Top Business Risk Areas for 2023
The overall risk landscape of the past few years has proven complex, but the resilience shown by businesses is remarkable. The plans developed, implemented, and executed during the pandemic and in its wake are now far more resilient. However, 2023 will carry several risks requiring plenty of preparation and proactive and reactive threat management. "Rethinking resilience is a key theme that underlies a diverse set of risks facing organizations in 2023," said Leslee McKnight of Gartner. The research or survey-based reports on 2023 risks from Gartner, ECIIA, Audit Board, Big 4 audit firms, etc., are cited.
Cybersecurity, IT governance, and data security will be the number one risk in 2023. Ransomware has been a significant threat in 2022, but the nature of cyberattacks is changing. Relatively new hackers now take advantage of sophisticated ransomware as an opportunity. More ominously, "killware" attacks targeting critical infrastructure and threatening lives are prevalent. Cyber and data breaches impact the quality and availability of products and services, trustworthiness and reputation, and financial stability and existence. Hackers seek entry via their less protected third-party suppliers or cloud-enabled systems. IT governance is essential for digital capability and for protecting data assets.
Human capital, diversity, and talent management is the second-highest business risk. The succession challenges and ability to recruit and retain top talent in the tightening market may limit the ability to achieve business goals. The pandemic has accelerated skills shortages with hard-to-fill gaps for crucial projects, such as digitalization – a process to alleviate such deficiencies in the future. Businesses must tackle wage inflation, skill shortages, and the need to offer better psychological support to staff. That entails retooling their organizational culture
ESG (Environmental, Social, and Governance) reporting is in its infancy, but the requirements will be broader and all-encompassing. Therefore, a lack of preparedness could be a threat. Organizations should ensure governance structures to provide reliable information on ESG risks and opportunities. Define ESG disclosures and metrics and identify the data to be captured and curated to comply with local ESG regulations on time.
Knowing threats or risks is only one part of the story. What is important is how to mitigate the same for successful business conduct and sustainability.
Assess key risk areas for the circumstances likely to arise in 2023 and ensure that governance, risk management, and control efforts are coupled to risks.
Focus on systemic risks that create vulnerabilities and ensure risk management provides oversight of such risks.

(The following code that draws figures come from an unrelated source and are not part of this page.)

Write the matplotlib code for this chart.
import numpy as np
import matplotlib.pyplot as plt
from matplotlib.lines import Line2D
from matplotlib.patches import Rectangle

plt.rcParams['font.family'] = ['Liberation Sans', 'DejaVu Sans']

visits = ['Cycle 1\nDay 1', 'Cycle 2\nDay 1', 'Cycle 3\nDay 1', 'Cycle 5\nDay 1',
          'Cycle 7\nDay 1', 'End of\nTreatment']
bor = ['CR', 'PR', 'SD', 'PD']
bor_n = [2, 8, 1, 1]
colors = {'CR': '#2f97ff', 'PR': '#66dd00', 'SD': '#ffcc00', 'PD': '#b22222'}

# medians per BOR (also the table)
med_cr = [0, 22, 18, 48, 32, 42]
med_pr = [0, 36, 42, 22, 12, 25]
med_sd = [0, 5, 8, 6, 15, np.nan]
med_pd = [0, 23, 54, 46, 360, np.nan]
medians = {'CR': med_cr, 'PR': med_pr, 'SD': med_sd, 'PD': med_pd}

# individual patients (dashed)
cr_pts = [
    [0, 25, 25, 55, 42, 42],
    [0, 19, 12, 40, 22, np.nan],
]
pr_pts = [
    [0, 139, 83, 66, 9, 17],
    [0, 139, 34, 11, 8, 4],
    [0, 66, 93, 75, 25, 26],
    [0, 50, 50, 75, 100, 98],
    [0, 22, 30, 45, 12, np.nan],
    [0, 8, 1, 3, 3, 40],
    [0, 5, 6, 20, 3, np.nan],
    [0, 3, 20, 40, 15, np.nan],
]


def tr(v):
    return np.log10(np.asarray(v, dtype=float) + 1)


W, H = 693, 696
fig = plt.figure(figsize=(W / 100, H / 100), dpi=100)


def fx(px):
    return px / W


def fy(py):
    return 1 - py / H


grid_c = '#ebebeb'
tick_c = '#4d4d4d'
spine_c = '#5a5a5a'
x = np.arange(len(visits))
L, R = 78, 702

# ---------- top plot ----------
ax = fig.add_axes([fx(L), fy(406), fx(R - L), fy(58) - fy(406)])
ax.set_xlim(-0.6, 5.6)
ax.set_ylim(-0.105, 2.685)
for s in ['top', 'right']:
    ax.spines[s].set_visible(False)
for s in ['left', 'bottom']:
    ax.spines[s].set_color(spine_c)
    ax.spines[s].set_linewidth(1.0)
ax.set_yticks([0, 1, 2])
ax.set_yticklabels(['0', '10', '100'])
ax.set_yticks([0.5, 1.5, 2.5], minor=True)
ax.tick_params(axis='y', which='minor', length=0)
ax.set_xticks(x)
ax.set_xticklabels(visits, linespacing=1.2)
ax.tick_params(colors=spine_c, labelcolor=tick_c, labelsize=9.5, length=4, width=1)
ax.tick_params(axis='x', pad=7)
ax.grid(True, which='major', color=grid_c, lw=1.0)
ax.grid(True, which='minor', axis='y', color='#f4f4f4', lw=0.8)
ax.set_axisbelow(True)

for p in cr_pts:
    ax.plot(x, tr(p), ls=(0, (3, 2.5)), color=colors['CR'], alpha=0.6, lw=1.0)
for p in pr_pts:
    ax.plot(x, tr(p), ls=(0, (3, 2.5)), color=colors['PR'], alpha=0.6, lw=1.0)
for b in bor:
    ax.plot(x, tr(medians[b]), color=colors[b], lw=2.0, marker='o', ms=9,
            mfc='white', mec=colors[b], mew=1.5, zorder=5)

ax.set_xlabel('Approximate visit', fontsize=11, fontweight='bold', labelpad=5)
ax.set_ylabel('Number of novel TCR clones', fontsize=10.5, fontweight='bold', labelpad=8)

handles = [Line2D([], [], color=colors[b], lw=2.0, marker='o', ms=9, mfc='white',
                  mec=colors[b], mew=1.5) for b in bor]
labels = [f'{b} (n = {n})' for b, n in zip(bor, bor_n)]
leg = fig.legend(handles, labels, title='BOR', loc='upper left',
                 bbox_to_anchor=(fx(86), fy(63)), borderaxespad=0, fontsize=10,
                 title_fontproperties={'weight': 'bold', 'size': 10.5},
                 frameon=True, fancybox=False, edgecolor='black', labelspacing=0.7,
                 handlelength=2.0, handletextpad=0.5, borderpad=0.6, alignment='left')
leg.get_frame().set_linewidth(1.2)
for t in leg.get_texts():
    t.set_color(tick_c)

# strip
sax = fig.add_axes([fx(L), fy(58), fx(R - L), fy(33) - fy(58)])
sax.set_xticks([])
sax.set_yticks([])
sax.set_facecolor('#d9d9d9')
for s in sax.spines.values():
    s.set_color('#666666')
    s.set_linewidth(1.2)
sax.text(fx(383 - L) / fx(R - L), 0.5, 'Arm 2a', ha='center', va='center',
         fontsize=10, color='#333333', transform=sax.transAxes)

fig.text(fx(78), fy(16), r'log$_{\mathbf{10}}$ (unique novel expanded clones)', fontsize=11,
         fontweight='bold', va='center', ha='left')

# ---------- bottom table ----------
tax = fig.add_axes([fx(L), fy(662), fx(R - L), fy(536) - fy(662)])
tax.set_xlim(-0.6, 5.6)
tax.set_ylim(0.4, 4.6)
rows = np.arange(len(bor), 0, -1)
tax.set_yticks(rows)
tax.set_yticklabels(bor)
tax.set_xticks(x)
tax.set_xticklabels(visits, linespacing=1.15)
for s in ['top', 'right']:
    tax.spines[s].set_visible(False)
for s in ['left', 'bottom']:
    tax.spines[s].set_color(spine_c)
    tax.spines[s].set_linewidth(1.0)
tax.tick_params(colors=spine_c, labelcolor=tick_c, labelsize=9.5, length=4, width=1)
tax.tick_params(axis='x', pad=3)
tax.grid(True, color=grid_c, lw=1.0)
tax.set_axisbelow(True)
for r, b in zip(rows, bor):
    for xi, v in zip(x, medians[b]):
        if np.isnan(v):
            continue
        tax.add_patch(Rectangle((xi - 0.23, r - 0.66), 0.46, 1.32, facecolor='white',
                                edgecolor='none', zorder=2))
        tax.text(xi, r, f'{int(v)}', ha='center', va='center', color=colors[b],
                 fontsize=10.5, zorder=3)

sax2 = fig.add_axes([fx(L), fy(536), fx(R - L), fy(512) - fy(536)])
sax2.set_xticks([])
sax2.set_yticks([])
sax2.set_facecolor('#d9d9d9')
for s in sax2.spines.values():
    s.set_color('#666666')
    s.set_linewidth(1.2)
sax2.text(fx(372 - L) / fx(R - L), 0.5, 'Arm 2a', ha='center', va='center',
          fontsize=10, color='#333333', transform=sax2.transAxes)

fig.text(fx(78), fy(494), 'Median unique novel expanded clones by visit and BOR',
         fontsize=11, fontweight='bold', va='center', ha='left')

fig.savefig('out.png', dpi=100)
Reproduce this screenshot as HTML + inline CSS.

Systemic risk is the risk that a company- or industry-level risk could trigger a huge collapse. Systemic risk is harder to quantify and harder to predict. Management's risk appetite should be updated to provide clarity in decision-making.
Monitor whether an effective and timely mechanism exists to spread information on new cyber threats, countermeasures, and advice throughout the business. Ensure cyber and data controls and policies, including access rights, are correctly implemented, and facilitate breach simulation and tabletop exercises to strengthen defenses and remediation measures. With adequate insurance protection difficult to quantify or purchase, businesses must do all they can to mitigate such risks with their own resources.
Evaluating whether human resource strategies align with the business plans and whether they are suitable when attracting and retaining employees. Assess workforce planning and future skill demand, talent acquisition, and retention strategies. These should include succession planning, capability management, remuneration benchmarking, well-being programs, and training and development. Develop talent metrics that are consistent with relevant business risks.
Understand ESG risks, and support the design and development of robust governance frameworks and control environments.
Risk mitigation plans should be flexible and adaptable and able to dynamically meet the organization's essential needs and solutions. These guidelines are no longer a luxury but necessary If an organization wants to survive and grow.